Not only will this mean you can avoid replacement costs and downtime, but it also means you lower any risks of sudden and catastrophic failure.
#5. Ensure Staff Training is Updated
Your staff can make or break a business, so getting them the best training is crucial. As humans, we all tend to forget key important factors of a business over time, and this forgetfulness can manifest in occasional dangerous or costly mistakes.
Instead of running this risk, consider creating a regular training schedule to ensure staff are always aware of the most recent protocol and procedures, to reduce risk.
Staff might find this tedious, but a little tedium with the benefits of vastly reduced risks is well worth the cost.

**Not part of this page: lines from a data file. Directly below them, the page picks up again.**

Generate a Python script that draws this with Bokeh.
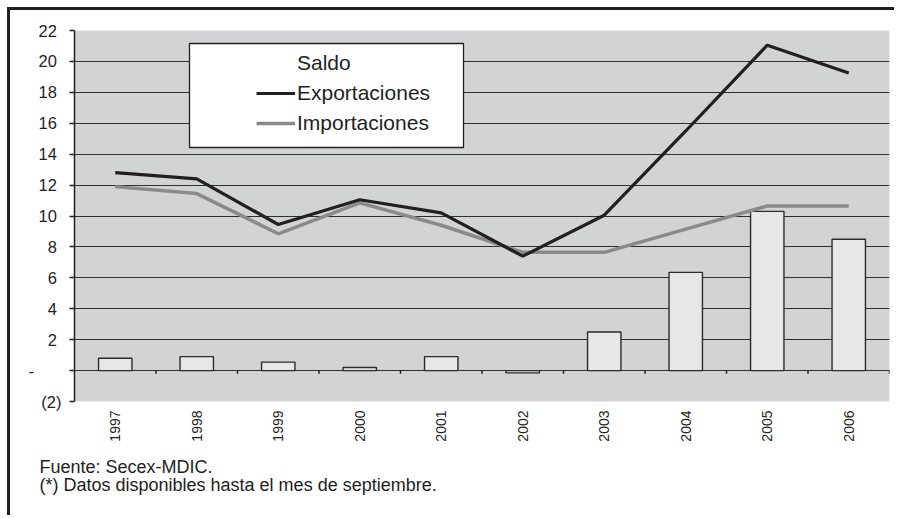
import math
from bokeh.plotting import figure
from bokeh.models import (ColumnDataSource, FactorRange, Range1d, FixedTicker, Legend,
                          LegendItem, BoxAnnotation, Title)
from bokeh.transform import dodge
from bokeh.embed import file_html
from bokeh.resources import INLINE

# ---- data ----
years = ["1997", "1998", "1999", "2000", "2001", "2002", "2003", "2004", "2005", "2006"]
exportaciones = [12.8, 12.4, 9.45, 11.05, 10.2, 7.4, 10.05, 15.5, 21.05, 19.25]
importaciones = [11.9, 11.45, 8.85, 10.85, 9.4, 7.65, 7.65, 9.15, 10.65, 10.65]
saldo = [0.8, 0.9, 0.55, 0.2, 0.9, -0.15, 2.5, 6.35, 10.3, 8.5]
y_ticks = [-2, 0, 2, 4, 6, 8, 10, 12, 14, 16, 18, 20, 22]
y_labels = ["(2)", "-", "2", "4", "6", "8", "10", "12", "14", "16", "18", "20", "22"]
footnote_1 = "Fuente: Secex-MDIC."
footnote_2 = "(*) Datos disponibles hasta el mes de septiembre."

FONT = "Liberation Sans"
INK = "#231f20"

src = ColumnDataSource(dict(year=years, exp=exportaciones, imp=importaciones, saldo=saldo))

p = figure(width=887, height=508, output_backend="svg", toolbar_location=None,
           x_range=FactorRange(*years, range_padding=0), y_range=Range1d(-2, 22),
           min_border_left=64, min_border_right=8, min_border_top=20, min_border_bottom=117)
p.styles = {"margin-left": "7px", "margin-top": "7px",
            "border-top": "3px solid #231f20", "border-left": "3px solid #231f20"}
p.background_fill_color = "#d1d3d4"
p.border_fill_color = "white"
p.outline_line_color = None

# grid
p.xgrid.grid_line_color = None
p.ygrid.grid_line_color = "#2e2e2e"
p.ygrid.grid_line_width = 1.2

# y axis
p.yaxis.ticker = FixedTicker(ticks=y_ticks)
overrides = {}
for t, lab in zip(y_ticks, y_labels):
    if t > 0:
        lab = lab + "\u00a0"
    elif t == 0:
        lab = lab + "\u00a0" * 6
    overrides[t] = lab
p.yaxis.major_label_overrides = overrides
p.yaxis.major_label_text_font = FONT
p.yaxis.major_label_text_font_size = "16.5px"
p.yaxis.major_label_text_color = INK
p.yaxis.major_label_standoff = 8
p.yaxis.major_tick_out = 5
p.yaxis.major_tick_in = 0
p.yaxis.major_tick_line_color = INK
p.yaxis.major_tick_line_width = 1.3
p.yaxis.minor_tick_line_color = None
p.yaxis.axis_line_color = INK
p.yaxis.axis_line_width = 1.5

# x axis
p.xaxis.axis_line_color = None
p.xaxis.major_tick_line_color = None
p.xaxis.major_tick_out = 0
p.xaxis.major_tick_in = 0
p.xaxis.major_label_orientation = math.pi / 2
p.xaxis.major_label_standoff = 9
p.xaxis.major_label_text_font = FONT
p.xaxis.major_label_text_font_size = "14px"
p.xaxis.major_label_text_color = INK

# bars
p.vbar(x="year", top="saldo", bottom=0, width=0.41, source=src,
       fill_color="#e6e7e8", line_color="#2b2b2b", line_width=1.4)

# category boundary ticks on the zero line
p.segment(x0=dodge("year", 0.5, range=p.x_range), y0=0,
          x1=dodge("year", 0.5, range=p.x_range), y1=-0.2,
          source=src, line_color=INK, line_width=1.5)

# lines
r_imp = p.line(x="year", y="imp", source=src, line_color="#8a8a8a", line_width=3.5)
r_exp = p.line(x="year", y="exp", source=src, line_color=INK, line_width=3.2)

# legend box
p.add_layout(BoxAnnotation(left=115, right=389, top=358, bottom=254,
                           left_units="screen", right_units="screen",
                           top_units="screen", bottom_units="screen",
                           fill_color="white", fill_alpha=1.0,
                           line_color=INK, line_width=1.3, line_alpha=1.0))

legend = Legend(items=[LegendItem(label="Saldo", renderers=[]),
                       LegendItem(label="Exportaciones", renderers=[r_exp]),
                       LegendItem(label="Importaciones", renderers=[r_imp])],
                location=(182, 266), padding=0, margin=0, spacing=6,
                glyph_width=39, glyph_height=24, label_height=24, label_standoff=2,
                label_text_font=FONT, label_text_font_size="21px", label_text_color=INK,
                background_fill_alpha=0, border_line_color=None)
p.add_layout(legend, "center")

# footnotes
for txt, so, va in ((footnote_1, 20, "bottom"), (footnote_2, -24, "top")):
    p.add_layout(Title(text=txt, align="left", offset=-35, standoff=so, vertical_align=va,
                       text_font=FONT, text_font_size="18px", text_font_style="normal",
                       text_color=INK), "below")

open("out.html", "w").write(file_html(p, INLINE))
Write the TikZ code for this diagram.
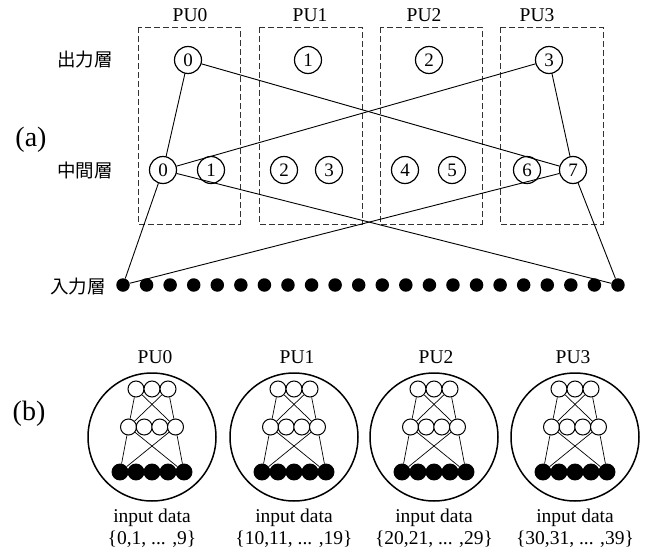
\documentclass[tikz,border=0pt]{standalone}
\usepackage{fontspec}
\setmainfont{Liberation Serif}
\newfontfamily\jpfont{Noto Sans CJK JP}
\begin{document}
\begin{tikzpicture}[x=1pt,y=-1pt,
  unit/.style={circle,draw,line width=1.2pt,minimum size=27pt,inner sep=0pt,font=\fontsize{19}{19}\selectfont},
  inp/.style={circle,fill=black,minimum size=13.5pt,inner sep=0pt},
  pubox/.style={line width=0.9pt,dash pattern=on 6pt off 3pt,draw=black!80},
  conn/.style={line width=0.9pt},
  lab/.style={font=\fontsize{19.5}{20}\selectfont,inner sep=0pt},
  plab/.style={font=\fontsize{28}{28}\selectfont,inner sep=0pt},
  jlab/.style={font=\jpfont\fontsize{18.5}{18.5}\selectfont,inner sep=0pt},
  big/.style={circle,draw,line width=1.5pt,minimum size=128pt,inner sep=0pt},
  wn/.style={circle,draw,line width=1pt,minimum size=16pt,inner sep=0pt,fill=white},
  bn/.style={circle,draw,line width=0.9pt,fill=black,minimum size=16pt,inner sep=0pt},
  mini/.style={line width=0.7pt}]
\fill[white] (0,0) rectangle (649,557);
\useasboundingbox (0,0) rectangle (649,557);

% ---------- (a) ----------
\node[plab] (la) at (31,140) {(a)};
\node[jlab] (lout) at (85,60) {出力層};
\node[jlab] (lhid) at (85,170) {中間層};
\node[jlab] (lin) at (78,287) {入力層};

% dashed PU boxes
\draw[pubox] (138,27) rectangle (240,224);
\draw[pubox] (259,27) rectangle (362,224);
\draw[pubox] (380,27) rectangle (482,224);
\draw[pubox] (500,27) rectangle (603,224);
\node[lab] (pa0) at (190,15) {PU0};
\node[lab] (pa1) at (310,15) {PU1};
\node[lab] (pa2) at (424,15) {PU2};
\node[lab] (pa3) at (537,15) {PU3};

% output units
\node[unit] (o0) at (188,60) {0};
\node[unit] (o1) at (308,60) {1};
\node[unit] (o2) at (429,60) {2};
\node[unit] (o3) at (549,60) {3};

% hidden units
\node[unit] (h0) at (163,170) {0};
\node[unit] (h1) at (211,170) {1};
\node[unit] (h2) at (284,170) {2};
\node[unit] (h3) at (329,170) {3};
\node[unit] (h4) at (405,170) {4};
\node[unit] (h5) at (452,170) {5};
\node[unit] (h6) at (527,170) {6};
\node[unit] (h7) at (573,170) {7};

% input units
\foreach \i in {0,...,21}
  \node[inp] (in\i) at ({123+23.57*\i},285) {};

% connectors
\draw[conn] (o0) -- (h0);
\draw[conn] (o0) -- (h7);
\draw[conn] (o3) -- (h0);
\draw[conn] (o3) -- (h7);
\draw[conn] (h0) -- (in0);
\draw[conn] (h0) -- (in21);
\draw[conn] (h7) -- (in0);
\draw[conn] (h7) -- (in21);

% ---------- (b) ----------
\node[plab] (lb) at (29,414) {(b)};

\foreach \k/\cx/\lx/\ltxt in {0/152/155/{\{0,1, ... ,9\}},1/294/297/{\{10,11, ... ,19\}},2/434/436/{\{20,21, ... ,29\}},3/575/573/{\{30,31, ... ,39\}}}{
  \node[lab] (pb\k) at (\lx,357) {PU\k};
  \node[big] (c\k) at (\cx,437) {};
  \node[lab] (id\k) at (\cx,518) {input data};
  \node[lab] (set\k) at (\cx,539) {\ltxt};
  % bottom row
  \foreach \j in {1,...,5}
    \node[bn] (b\k\j) at ({\cx+16*(\j-3)},472) {};
  % middle row
  \node[wn] (m\k1) at ({\cx-23.5},427) {};
  \node[wn] (m\k2) at ({\cx-7.8},427) {};
  \node[wn] (m\k3) at ({\cx+7.8},427) {};
  \node[wn] (m\k4) at ({\cx+23.5},427) {};
  % top row
  \node[wn] (t\k1) at ({\cx-16},389) {};
  \node[wn] (t\k2) at (\cx,389) {};
  \node[wn] (t\k3) at ({\cx+16},389) {};
  \draw[mini] (t\k1) -- (m\k1);
  \draw[mini] (t\k3) -- (m\k4);
  \draw[mini] (t\k1) -- (m\k4);
  \draw[mini] (t\k3) -- (m\k1);
  \draw[mini] (m\k1) -- (b\k1);
  \draw[mini] (m\k4) -- (b\k5);
  \draw[mini] (m\k1) -- (b\k5);
  \draw[mini] (m\k4) -- (b\k1);
}
\end{tikzpicture}
\end{document}
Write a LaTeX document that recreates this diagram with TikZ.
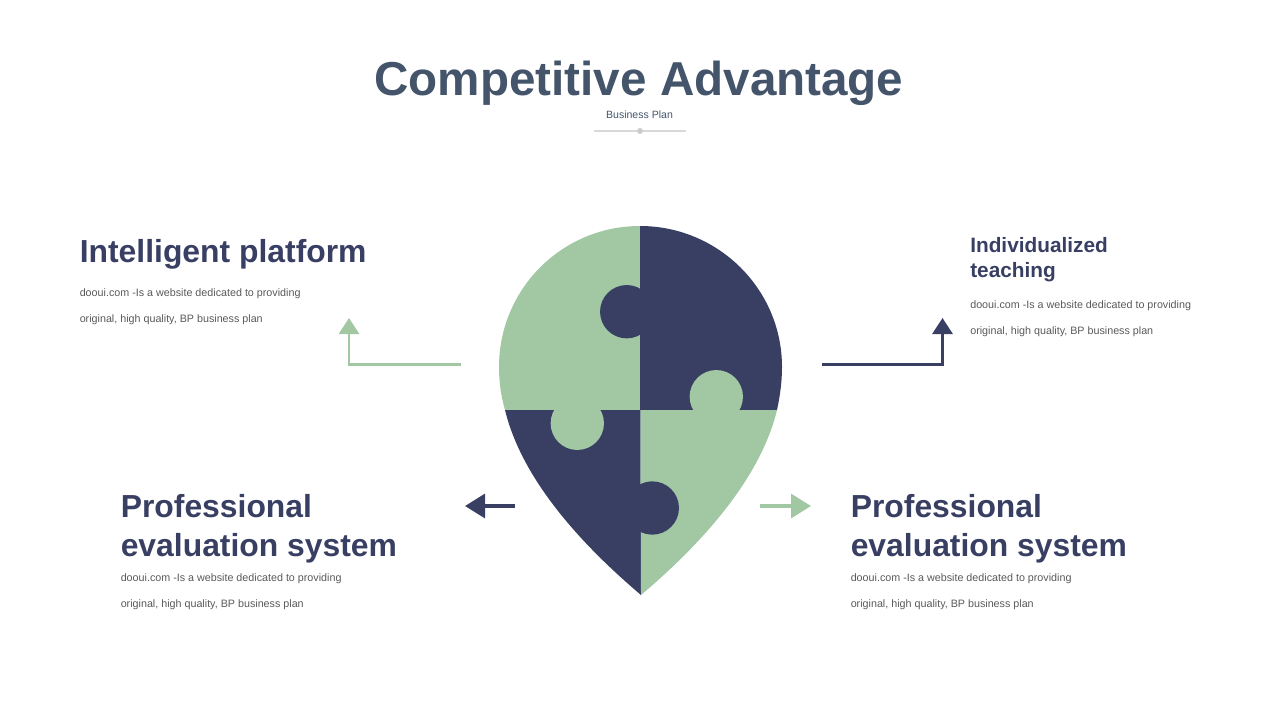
\documentclass[tikz,border=0pt]{standalone}
\usepackage{fontspec}
\setmainfont{Liberation Sans}
\usetikzlibrary{arrows.meta,positioning}
\definecolor{navy}{HTML}{383F63}
\definecolor{sage}{HTML}{A2C7A3}
\definecolor{slate}{HTML}{44546A}
\definecolor{bodygray}{HTML}{595959}
\tikzstyle{title}=[anchor=base,inner sep=0pt,text=slate,font={\bfseries\fontsize{35.7}{40}\selectfont}]
\tikzstyle{subtitle}=[anchor=base,inner sep=0pt,text=slate,font={\fontsize{7.9}{10}\selectfont}]
\tikzstyle{head}=[anchor=base west,inner sep=0pt,align=left,text=navy,font={\bfseries\fontsize{23.9}{29.25}\selectfont}]
\tikzstyle{smallhead}=[head,font={\bfseries\fontsize{15.6}{18.75}\selectfont}]
\tikzstyle{body}=[anchor=base west,inner sep=0pt,align=left,text=bodygray,font={\fontsize{8.05}{19.5}\selectfont}]
\tikzstyle{tab}=[circle,inner sep=0pt,minimum size=40pt]
\tikzstyle{link}=[line width=2.2pt,-{Triangle[length=12pt,width=15pt]}]
\tikzstyle{shortlink}=[line width=2.4pt,-{Triangle[length=15pt,width=18pt]}]

\begin{document}
\begin{tikzpicture}[x=.75pt,y=-.75pt]
  \useasboundingbox (0,0) rectangle (1280,720);

  \node[title] (main) at (639,96) {Competitive Advantage};
  \node[subtitle] (sub) at (639.5,119) {Business Plan};
  \coordinate (ruleL) at (594,131);
  \coordinate (ruleR) at (686,131);
  \draw[line width=1.2pt,black!15] (ruleL) -- (ruleR);
  \node[circle,fill=black!20,inner sep=0pt,minimum size=4.5pt] (dot) at (640,131) {};

  % pin, four pieces
  \fill[sage] (640,226) .. controls (562,226) and (499,289) .. (499,367)
    .. controls (499,382) and (501,396) .. (505,410) -- (640,410) -- cycle;
  \fill[navy] (640,226) .. controls (718,226) and (782,289) .. (782,367)
    .. controls (782,382) and (780,396) .. (777,410) -- (640,410) -- cycle;
  \fill[navy] (505,410) .. controls (522,480) and (582,545) .. (641,595) -- (640.5,410) -- cycle;
  \fill[sage] (777,410) .. controls (760,480) and (700,545) .. (641,595) -- (640.5,410) -- cycle;

  \node[tab,fill=navy] (tabA) at (626.7,311.7) {};
  \node[tab,fill=sage] (tabB) at (716.3,396.7) {};
  \node[tab,fill=sage] (tabC) at (577.3,423.3) {};
  \node[tab,fill=navy] (tabD) at (652.3,508) {};

  % arrows
  \coordinate (a1) at (461,364.5);
  \coordinate (a2) at (349,318);
  \coordinate (b1) at (822,364.5);
  \coordinate (b2) at (942.5,318);
  \coordinate (c1) at (515,506);
  \coordinate (c2) at (465,506);
  \coordinate (d1) at (760,506);
  \coordinate (d2) at (811,506);
  \draw[link,sage] (a1) -| (a2);
  \draw[link,navy] (b1) -| (b2);
  \draw[shortlink,navy] (c1) -- (c2);
  \draw[shortlink,sage] (d1) -- (d2);

  % texts
  \node[head] (hA) at (79.5,262.5) {Intelligent platform};
  \node[body] (tA) at (79.5,322) {dooui.com -Is a website dedicated to providing\\original, high quality, BP business plan};
  \node[smallhead] (hB) at (970,277) {Individualized\\teaching};
  \node[body] (tB) at (970,334) {dooui.com -Is a website dedicated to providing\\original, high quality, BP business plan};
  \node[head] (hC) at (120.5,556) {Professional\\evaluation system};
  \node[body] (tC) at (120.5,607) {dooui.com -Is a website dedicated to providing\\original, high quality, BP business plan};
  \node[head] (hD) at (850.5,556) {Professional\\evaluation system};
  \node[body] (tD) at (850.5,607) {dooui.com -Is a website dedicated to providing\\original, high quality, BP business plan};
\end{tikzpicture}
\end{document}
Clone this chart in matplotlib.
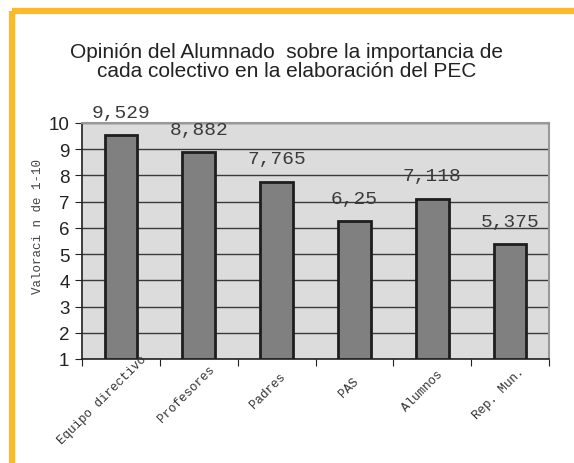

As a helpful aside, having better-trained staff can also make insurance claims that much easier to validate, with human error often being a point of contention.
#6. Keep an Eye on Competitors
Sometimes the best way to prevent unexpected costs is to witness somebody else suffer them. It might seem a little cold, but if you watch your competitors and contemporaries closely, you can get an idea of areas you’ve missed.
No matter how well informed we are in how our industries operate, there are always blind spots. By watching others, you might reveal one of these areas, leaving you far better off in the long term.
Time and Effort
Protecting yourself against unforeseen costs is hardly an easy task, and it’s also not a quick one. As tempting as it might be to spend a few weeks trying to identify and eliminate problems and then move on, the real world is rarely so concise in its lessons.
Instead, the best idea can be to do what you can now, while still keeping track of any issues which might arise in the future.
Changes in environment, staff, machinery, operational policies and much more can introduce confounding factors into otherwise smoothly running businesses, and we need to remember this.
Recognize that, just like anything else in business, the first weeks will be the most demanding, but after that, the most important components will become second nature.